** begin **
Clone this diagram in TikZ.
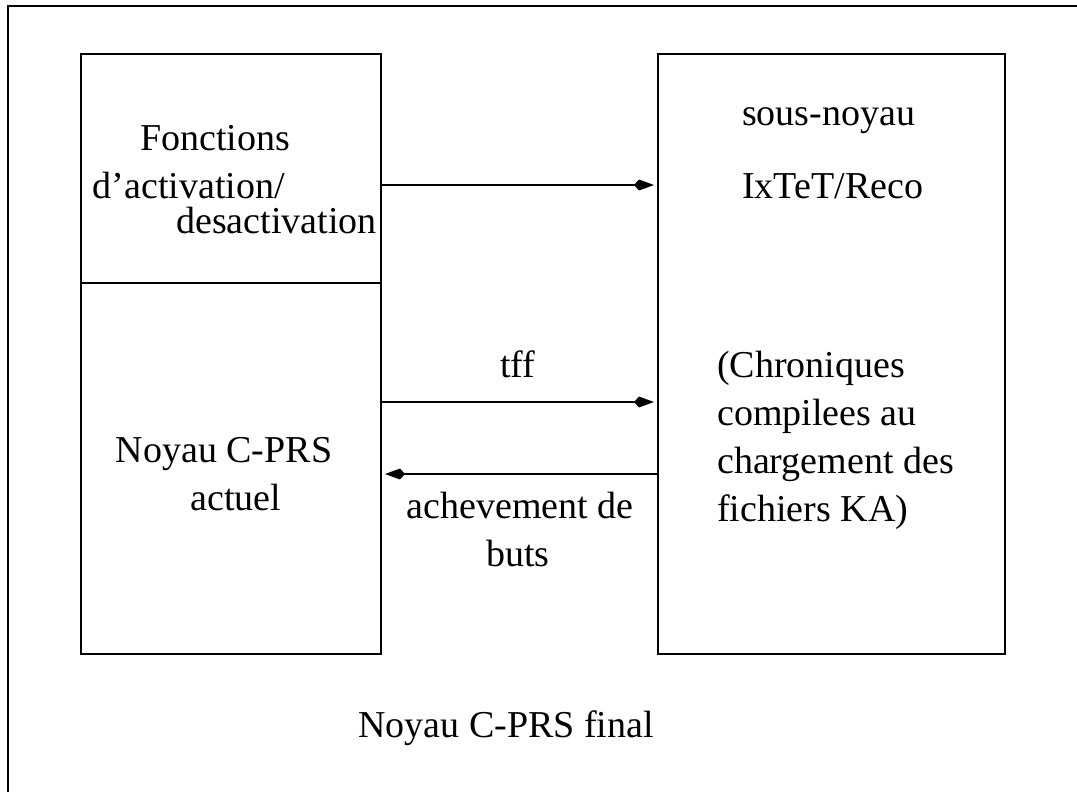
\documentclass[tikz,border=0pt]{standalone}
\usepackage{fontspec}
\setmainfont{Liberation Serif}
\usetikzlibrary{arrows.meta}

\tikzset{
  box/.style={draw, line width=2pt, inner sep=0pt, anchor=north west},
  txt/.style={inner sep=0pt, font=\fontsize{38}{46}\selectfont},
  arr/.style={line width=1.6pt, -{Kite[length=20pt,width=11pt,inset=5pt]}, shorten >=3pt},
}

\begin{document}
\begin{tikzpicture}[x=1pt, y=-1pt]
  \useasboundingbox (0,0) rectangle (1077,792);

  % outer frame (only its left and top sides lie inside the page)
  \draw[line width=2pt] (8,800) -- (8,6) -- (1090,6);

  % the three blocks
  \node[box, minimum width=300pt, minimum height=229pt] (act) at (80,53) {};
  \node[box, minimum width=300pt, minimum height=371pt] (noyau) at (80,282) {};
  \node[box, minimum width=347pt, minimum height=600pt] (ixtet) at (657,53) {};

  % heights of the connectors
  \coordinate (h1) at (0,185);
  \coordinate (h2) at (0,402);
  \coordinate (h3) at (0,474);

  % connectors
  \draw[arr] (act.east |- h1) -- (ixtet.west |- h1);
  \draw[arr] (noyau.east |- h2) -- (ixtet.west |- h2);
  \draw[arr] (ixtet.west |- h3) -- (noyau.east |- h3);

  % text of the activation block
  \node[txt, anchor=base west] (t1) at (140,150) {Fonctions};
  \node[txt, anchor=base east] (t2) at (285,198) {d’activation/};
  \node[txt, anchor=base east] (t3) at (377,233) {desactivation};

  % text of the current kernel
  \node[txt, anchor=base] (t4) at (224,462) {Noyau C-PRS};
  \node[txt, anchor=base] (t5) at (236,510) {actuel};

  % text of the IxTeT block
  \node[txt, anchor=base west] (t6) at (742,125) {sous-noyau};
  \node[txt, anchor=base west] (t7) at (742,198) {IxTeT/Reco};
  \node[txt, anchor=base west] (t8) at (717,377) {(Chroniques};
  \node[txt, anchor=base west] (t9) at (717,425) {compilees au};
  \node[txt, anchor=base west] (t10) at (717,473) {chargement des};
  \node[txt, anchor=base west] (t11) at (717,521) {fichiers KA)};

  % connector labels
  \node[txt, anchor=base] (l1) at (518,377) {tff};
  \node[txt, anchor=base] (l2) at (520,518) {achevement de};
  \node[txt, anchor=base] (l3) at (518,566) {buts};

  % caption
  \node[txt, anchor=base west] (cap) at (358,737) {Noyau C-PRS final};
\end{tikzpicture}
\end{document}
** end **
• Written instruction: Return, unchanged, the lines from the first line of the material through the line that holds "anchor=base west] (t11)", inclusive, omitting pictures.

• Written solution:
Clone this diagram in TikZ.
\documentclass[tikz,border=0pt]{standalone}
\usepackage{fontspec}
\setmainfont{Liberation Serif}
\usetikzlibrary{arrows.meta}

\tikzset{
  box/.style={draw, line width=2pt, inner sep=0pt, anchor=north west},
  txt/.style={inner sep=0pt, font=\fontsize{38}{46}\selectfont},
  arr/.style={line width=1.6pt, -{Kite[length=20pt,width=11pt,inset=5pt]}, shorten >=3pt},
}

\begin{document}
\begin{tikzpicture}[x=1pt, y=-1pt]
  \useasboundingbox (0,0) rectangle (1077,792);

  % outer frame (only its left and top sides lie inside the page)
  \draw[line width=2pt] (8,800) -- (8,6) -- (1090,6);

  % the three blocks
  \node[box, minimum width=300pt, minimum height=229pt] (act) at (80,53) {};
  \node[box, minimum width=300pt, minimum height=371pt] (noyau) at (80,282) {};
  \node[box, minimum width=347pt, minimum height=600pt] (ixtet) at (657,53) {};

  % heights of the connectors
  \coordinate (h1) at (0,185);
  \coordinate (h2) at (0,402);
  \coordinate (h3) at (0,474);

  % connectors
  \draw[arr] (act.east |- h1) -- (ixtet.west |- h1);
  \draw[arr] (noyau.east |- h2) -- (ixtet.west |- h2);
  \draw[arr] (ixtet.west |- h3) -- (noyau.east |- h3);

  % text of the activation block
  \node[txt, anchor=base west] (t1) at (140,150) {Fonctions};
  \node[txt, anchor=base east] (t2) at (285,198) {d’activation/};
  \node[txt, anchor=base east] (t3) at (377,233) {desactivation};

  % text of the current kernel
  \node[txt, anchor=base] (t4) at (224,462) {Noyau C-PRS};
  \node[txt, anchor=base] (t5) at (236,510) {actuel};

  % text of the IxTeT block
  \node[txt, anchor=base west] (t6) at (742,125) {sous-noyau};
  \node[txt, anchor=base west] (t7) at (742,198) {IxTeT/Reco};
  \node[txt, anchor=base west] (t8) at (717,377) {(Chroniques};
  \node[txt, anchor=base west] (t9) at (717,425) {compilees au};
  \node[txt, anchor=base west] (t10) at (717,473) {chargement des};
  \node[txt, anchor=base west] (t11) at (717,521) {fichiers KA)};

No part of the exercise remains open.